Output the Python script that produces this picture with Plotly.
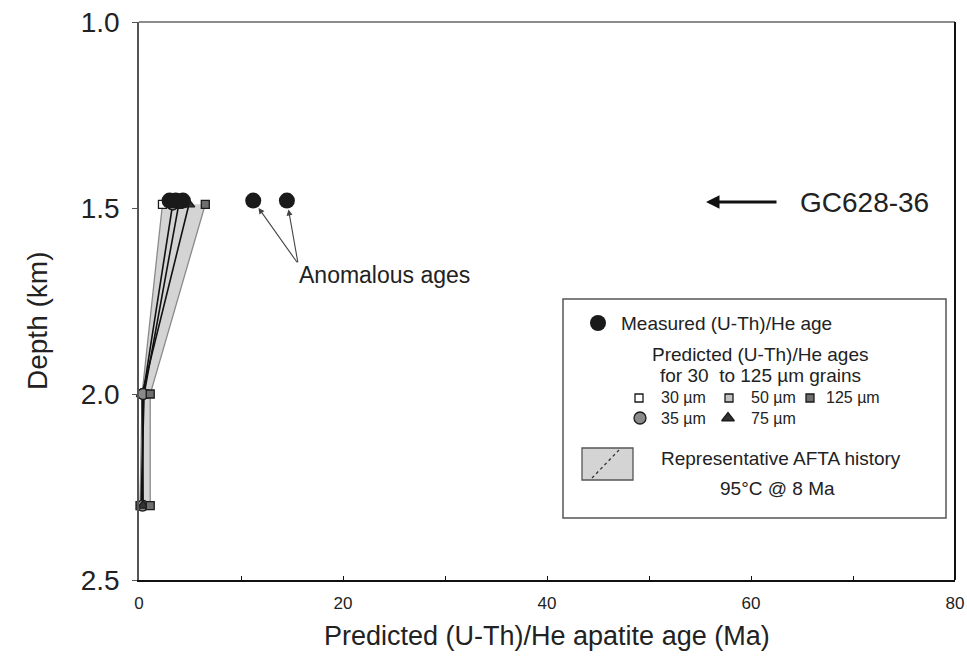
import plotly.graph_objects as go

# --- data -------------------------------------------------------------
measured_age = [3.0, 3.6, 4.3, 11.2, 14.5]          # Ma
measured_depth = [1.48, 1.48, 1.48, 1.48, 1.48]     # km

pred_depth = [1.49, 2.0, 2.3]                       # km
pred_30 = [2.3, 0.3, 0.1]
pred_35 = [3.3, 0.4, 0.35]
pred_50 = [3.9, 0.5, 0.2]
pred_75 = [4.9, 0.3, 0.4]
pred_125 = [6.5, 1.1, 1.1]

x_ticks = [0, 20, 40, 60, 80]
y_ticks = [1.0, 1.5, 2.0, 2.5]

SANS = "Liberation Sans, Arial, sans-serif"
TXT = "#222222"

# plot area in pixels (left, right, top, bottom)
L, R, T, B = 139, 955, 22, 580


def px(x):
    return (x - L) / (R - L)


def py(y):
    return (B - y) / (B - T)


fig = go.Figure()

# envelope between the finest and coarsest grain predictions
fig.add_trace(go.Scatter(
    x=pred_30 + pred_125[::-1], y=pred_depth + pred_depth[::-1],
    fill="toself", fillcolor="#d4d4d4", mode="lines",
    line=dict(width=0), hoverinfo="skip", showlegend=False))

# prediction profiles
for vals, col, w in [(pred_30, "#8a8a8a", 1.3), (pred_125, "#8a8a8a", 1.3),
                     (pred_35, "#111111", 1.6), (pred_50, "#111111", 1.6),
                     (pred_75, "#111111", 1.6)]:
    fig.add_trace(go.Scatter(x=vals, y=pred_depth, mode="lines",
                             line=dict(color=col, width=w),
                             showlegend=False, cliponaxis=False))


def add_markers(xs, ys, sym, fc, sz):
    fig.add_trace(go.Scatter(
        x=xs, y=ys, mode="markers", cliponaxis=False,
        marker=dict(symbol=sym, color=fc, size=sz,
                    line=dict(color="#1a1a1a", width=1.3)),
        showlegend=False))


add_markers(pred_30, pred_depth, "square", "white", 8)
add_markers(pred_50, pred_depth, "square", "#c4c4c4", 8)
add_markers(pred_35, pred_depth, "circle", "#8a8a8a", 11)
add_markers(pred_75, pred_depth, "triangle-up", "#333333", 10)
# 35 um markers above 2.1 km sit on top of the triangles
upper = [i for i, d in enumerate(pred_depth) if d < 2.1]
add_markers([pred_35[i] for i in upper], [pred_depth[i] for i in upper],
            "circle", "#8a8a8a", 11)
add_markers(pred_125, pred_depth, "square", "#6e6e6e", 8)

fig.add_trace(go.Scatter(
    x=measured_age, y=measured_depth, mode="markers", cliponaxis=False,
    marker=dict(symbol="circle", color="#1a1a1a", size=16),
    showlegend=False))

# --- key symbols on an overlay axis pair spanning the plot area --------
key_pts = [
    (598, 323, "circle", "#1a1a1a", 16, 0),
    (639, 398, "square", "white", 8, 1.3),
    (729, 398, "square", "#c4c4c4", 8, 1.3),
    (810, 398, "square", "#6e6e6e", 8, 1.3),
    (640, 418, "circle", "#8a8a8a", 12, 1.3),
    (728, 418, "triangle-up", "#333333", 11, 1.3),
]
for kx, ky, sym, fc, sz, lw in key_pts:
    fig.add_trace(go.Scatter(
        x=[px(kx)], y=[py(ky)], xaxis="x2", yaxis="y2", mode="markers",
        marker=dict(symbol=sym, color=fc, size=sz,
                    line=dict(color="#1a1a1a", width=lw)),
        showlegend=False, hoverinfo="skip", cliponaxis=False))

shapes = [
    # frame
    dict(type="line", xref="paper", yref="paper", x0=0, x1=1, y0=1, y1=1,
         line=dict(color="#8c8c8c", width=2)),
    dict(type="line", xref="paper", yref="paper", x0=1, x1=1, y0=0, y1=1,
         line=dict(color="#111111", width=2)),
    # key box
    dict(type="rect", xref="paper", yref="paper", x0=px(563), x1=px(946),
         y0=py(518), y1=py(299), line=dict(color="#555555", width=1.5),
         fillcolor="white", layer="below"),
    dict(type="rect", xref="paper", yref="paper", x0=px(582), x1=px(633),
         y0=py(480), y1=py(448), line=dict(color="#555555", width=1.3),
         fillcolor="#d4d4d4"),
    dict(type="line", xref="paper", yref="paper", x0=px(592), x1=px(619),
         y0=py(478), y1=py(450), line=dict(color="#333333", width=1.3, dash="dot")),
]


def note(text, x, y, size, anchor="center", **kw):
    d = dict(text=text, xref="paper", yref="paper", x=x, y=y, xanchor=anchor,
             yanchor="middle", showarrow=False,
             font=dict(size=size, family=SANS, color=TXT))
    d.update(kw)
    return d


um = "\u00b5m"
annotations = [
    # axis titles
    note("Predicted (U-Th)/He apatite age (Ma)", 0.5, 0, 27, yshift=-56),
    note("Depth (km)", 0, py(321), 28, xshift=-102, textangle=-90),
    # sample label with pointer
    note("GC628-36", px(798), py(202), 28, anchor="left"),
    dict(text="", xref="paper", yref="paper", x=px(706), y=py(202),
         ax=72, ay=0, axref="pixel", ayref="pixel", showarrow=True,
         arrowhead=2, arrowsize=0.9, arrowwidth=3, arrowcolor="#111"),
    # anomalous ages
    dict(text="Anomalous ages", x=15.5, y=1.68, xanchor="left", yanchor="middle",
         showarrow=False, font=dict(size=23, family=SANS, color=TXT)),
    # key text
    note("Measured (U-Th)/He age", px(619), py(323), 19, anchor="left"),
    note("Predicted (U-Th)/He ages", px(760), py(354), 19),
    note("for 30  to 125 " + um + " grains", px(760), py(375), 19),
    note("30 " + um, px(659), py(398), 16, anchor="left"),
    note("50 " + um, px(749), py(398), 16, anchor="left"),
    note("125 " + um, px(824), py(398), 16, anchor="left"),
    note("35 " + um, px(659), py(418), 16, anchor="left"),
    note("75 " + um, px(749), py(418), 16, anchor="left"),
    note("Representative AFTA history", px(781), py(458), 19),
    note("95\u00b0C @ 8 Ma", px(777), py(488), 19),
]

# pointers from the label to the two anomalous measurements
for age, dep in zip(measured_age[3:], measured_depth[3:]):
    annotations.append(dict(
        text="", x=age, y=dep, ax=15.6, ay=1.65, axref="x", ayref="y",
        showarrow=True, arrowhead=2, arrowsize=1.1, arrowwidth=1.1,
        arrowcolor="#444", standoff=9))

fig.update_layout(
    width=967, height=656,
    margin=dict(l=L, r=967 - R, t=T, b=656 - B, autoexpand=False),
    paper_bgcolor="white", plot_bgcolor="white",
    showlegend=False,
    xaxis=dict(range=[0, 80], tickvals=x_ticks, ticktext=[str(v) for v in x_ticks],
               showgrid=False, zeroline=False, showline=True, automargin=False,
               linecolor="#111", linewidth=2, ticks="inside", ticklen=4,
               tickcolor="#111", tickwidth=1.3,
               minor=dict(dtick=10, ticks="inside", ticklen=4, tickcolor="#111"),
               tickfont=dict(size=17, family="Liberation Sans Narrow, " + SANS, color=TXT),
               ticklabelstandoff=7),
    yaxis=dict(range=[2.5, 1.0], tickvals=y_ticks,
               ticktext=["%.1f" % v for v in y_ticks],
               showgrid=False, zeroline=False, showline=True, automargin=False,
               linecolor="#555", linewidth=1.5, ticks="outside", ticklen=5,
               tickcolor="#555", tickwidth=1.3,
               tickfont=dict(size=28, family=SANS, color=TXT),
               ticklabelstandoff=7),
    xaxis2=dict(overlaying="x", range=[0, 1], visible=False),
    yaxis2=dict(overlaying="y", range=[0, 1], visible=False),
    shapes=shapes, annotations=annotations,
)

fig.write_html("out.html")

--------------------------------------------------

# Written task
Skip the pictures and restate exactly the lines from the beginning of the listing to the line with "measured_depth = [1.48, 1.48, 1.48, 1.48, 1.48]", that line included.

# Result of the exercise
Output the Python script that produces this picture with Plotly.
import plotly.graph_objects as go

# --- data -------------------------------------------------------------
measured_age = [3.0, 3.6, 4.3, 11.2, 14.5]          # Ma
measured_depth = [1.48, 1.48, 1.48, 1.48, 1.48]     # km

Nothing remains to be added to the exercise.